◆ What to do ◆
Where the data below has the string "this", return the whole line.

======== Supplied entries

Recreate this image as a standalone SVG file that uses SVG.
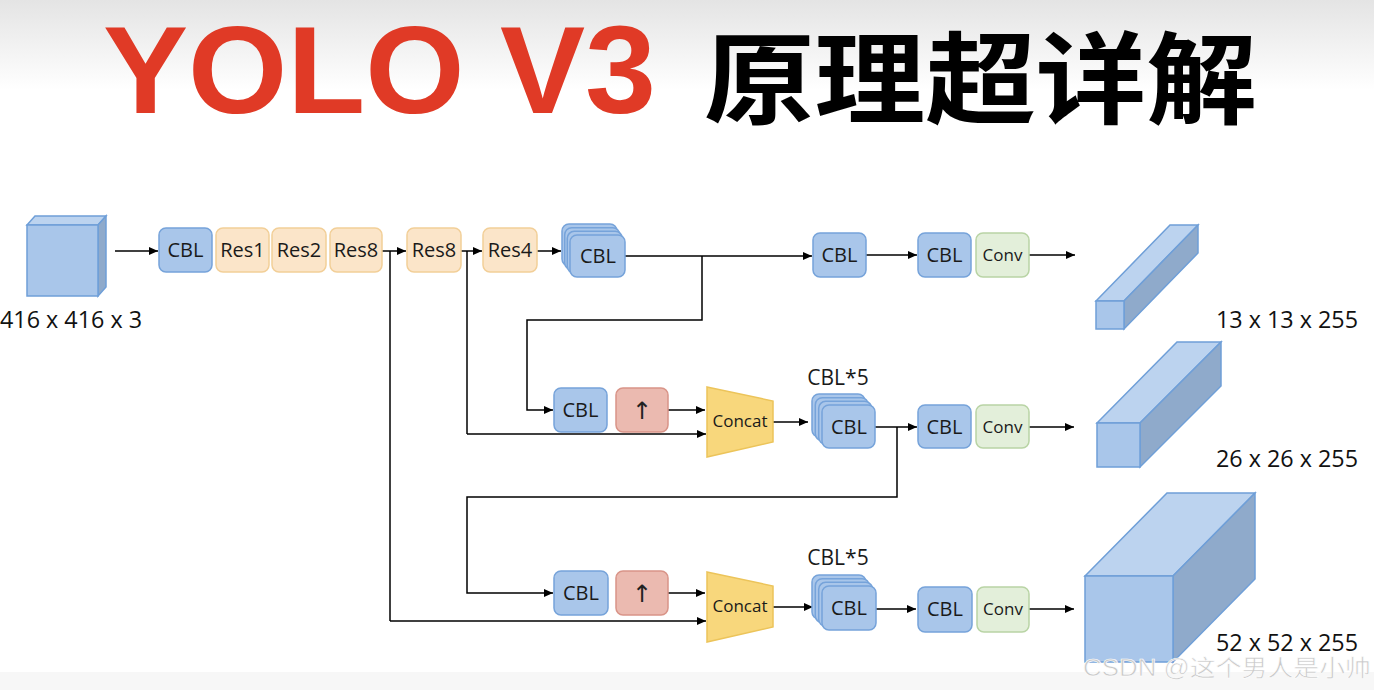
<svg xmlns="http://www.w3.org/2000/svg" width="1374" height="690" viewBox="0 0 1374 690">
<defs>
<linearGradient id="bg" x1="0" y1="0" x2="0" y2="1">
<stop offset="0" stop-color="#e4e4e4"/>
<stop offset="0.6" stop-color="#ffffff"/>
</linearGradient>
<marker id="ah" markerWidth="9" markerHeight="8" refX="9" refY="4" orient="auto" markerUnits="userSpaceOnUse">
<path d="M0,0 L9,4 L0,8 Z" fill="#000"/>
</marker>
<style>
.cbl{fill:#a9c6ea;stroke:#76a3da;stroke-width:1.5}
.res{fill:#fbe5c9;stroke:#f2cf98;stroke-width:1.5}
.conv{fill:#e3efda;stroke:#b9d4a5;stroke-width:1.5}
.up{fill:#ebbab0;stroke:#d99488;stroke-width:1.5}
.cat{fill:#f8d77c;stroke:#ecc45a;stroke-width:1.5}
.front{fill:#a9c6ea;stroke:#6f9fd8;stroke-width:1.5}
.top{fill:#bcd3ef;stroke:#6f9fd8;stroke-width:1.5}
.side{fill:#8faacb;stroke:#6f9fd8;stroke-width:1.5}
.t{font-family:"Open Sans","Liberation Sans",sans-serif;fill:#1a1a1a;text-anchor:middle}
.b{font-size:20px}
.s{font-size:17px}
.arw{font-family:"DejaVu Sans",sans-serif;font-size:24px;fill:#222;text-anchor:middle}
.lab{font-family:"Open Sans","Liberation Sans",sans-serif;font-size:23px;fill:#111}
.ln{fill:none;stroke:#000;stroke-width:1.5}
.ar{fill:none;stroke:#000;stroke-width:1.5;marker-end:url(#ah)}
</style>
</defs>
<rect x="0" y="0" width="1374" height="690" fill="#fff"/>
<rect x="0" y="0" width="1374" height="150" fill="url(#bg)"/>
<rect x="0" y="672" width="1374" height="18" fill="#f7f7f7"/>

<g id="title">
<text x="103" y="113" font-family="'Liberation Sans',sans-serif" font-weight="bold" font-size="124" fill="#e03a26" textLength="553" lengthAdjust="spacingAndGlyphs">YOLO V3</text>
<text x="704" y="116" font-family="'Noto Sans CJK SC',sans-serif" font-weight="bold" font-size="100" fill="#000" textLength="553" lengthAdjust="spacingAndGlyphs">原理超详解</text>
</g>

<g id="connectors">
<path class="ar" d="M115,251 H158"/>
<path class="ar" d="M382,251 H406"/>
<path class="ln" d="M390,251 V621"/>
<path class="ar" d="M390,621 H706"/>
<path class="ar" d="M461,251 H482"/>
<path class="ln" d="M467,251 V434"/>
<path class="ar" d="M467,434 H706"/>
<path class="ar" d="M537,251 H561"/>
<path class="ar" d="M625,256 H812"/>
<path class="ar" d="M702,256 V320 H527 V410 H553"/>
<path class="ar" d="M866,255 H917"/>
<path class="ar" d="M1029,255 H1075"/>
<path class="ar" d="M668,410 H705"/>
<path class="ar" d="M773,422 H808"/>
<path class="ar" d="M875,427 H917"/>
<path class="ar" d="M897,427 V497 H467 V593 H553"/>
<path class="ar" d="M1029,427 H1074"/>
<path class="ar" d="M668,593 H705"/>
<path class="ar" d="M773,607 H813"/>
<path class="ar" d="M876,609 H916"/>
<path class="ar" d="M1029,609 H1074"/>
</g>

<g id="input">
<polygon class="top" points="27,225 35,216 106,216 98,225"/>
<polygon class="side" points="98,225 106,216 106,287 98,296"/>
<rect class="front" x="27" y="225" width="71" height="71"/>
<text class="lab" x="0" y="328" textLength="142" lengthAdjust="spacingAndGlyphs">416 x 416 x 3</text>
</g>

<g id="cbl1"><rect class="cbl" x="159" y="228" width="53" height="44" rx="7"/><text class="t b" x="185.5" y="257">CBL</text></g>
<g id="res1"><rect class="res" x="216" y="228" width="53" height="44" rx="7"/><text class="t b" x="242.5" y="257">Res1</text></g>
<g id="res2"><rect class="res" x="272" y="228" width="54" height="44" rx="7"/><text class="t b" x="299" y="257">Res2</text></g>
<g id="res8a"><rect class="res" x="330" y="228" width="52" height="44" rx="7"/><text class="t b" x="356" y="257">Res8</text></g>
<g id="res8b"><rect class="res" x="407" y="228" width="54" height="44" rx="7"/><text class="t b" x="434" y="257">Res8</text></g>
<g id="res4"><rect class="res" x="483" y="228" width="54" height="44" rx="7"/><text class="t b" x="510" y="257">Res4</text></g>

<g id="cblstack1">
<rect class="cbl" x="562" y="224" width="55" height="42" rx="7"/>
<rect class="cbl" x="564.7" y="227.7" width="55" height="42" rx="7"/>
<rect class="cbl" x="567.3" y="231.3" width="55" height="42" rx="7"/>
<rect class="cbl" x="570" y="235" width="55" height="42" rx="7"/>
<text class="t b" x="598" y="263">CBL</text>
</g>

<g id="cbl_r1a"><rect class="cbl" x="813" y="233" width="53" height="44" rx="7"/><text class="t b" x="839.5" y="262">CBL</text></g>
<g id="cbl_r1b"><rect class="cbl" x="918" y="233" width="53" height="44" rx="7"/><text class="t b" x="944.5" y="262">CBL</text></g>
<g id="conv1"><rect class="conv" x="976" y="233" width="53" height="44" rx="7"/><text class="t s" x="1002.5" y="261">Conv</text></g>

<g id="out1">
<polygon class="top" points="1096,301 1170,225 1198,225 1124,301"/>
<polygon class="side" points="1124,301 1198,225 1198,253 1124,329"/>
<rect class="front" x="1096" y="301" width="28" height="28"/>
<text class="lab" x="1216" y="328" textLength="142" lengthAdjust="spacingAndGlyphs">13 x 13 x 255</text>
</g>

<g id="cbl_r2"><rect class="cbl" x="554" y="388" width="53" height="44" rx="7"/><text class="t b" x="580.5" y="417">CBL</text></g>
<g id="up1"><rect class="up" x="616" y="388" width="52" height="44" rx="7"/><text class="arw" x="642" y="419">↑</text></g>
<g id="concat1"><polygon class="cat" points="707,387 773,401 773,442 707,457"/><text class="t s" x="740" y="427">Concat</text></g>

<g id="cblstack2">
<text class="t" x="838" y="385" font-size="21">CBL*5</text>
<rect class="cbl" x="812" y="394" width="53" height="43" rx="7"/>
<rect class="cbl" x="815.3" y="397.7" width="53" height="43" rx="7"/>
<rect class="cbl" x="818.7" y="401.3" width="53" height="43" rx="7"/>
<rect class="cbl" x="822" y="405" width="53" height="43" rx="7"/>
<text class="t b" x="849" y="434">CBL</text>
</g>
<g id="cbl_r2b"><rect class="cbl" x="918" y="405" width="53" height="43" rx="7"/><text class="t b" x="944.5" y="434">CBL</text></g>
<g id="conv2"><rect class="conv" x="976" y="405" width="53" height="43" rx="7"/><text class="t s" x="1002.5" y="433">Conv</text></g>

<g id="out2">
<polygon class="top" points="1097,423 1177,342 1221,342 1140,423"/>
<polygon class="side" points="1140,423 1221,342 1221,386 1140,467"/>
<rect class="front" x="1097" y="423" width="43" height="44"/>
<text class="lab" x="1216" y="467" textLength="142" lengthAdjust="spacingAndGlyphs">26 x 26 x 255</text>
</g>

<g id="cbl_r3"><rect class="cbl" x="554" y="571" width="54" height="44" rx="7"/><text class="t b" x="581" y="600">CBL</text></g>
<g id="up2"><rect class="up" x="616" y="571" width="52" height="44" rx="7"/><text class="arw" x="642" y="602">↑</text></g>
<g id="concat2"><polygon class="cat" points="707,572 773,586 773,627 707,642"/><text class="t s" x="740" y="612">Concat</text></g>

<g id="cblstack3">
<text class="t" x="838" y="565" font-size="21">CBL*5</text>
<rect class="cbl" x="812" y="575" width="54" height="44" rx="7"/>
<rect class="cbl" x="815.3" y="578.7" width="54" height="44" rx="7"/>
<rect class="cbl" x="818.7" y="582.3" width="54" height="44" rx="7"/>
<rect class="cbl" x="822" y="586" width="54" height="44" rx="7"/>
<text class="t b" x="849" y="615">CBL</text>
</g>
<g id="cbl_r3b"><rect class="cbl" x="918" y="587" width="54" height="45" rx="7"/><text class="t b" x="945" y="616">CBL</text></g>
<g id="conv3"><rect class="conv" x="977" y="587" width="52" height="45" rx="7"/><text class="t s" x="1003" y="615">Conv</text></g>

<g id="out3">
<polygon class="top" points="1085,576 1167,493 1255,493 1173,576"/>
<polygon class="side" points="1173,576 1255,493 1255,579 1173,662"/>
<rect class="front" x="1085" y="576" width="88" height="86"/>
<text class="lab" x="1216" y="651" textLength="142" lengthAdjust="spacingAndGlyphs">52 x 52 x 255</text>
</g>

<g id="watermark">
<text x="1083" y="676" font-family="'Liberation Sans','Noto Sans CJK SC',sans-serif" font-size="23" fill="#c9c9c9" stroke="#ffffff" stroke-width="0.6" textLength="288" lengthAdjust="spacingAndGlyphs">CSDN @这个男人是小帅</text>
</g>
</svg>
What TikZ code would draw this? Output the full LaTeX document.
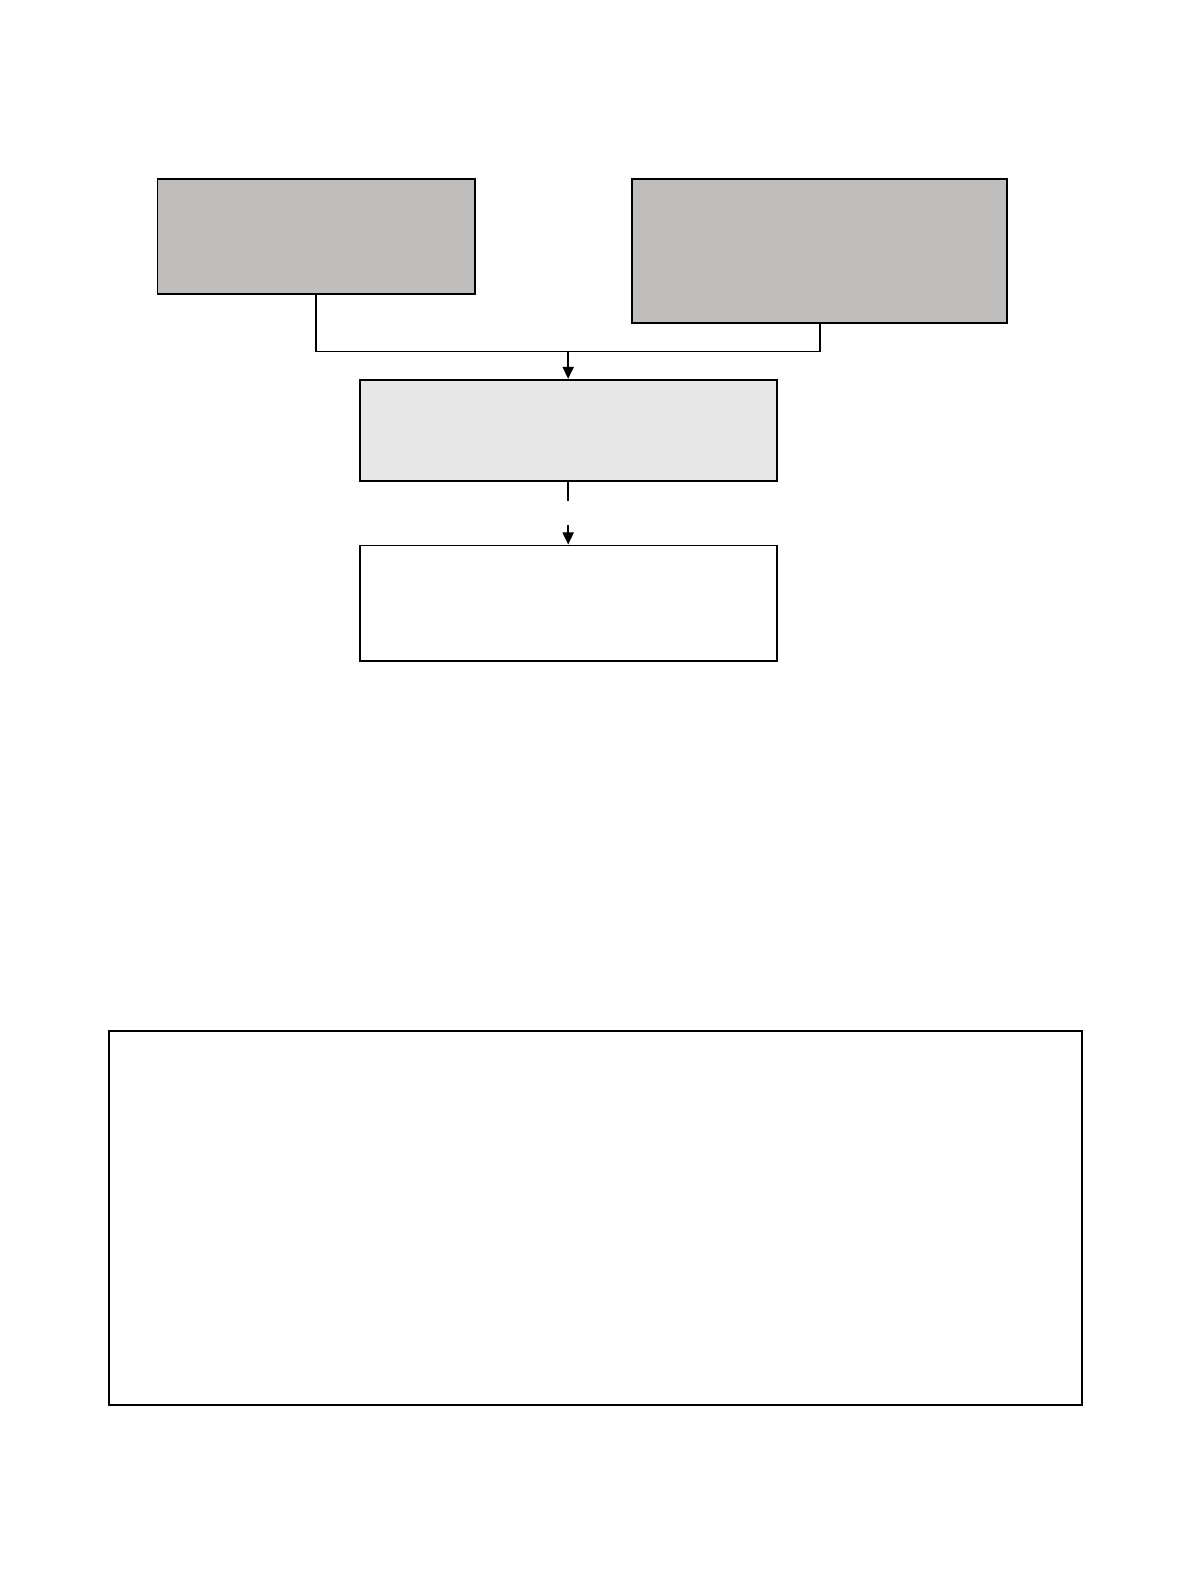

================

◆ Correct output ◆
Recreate this image as a standalone SVG file that uses SVG.
What TikZ code would draw this? Output the full LaTeX document.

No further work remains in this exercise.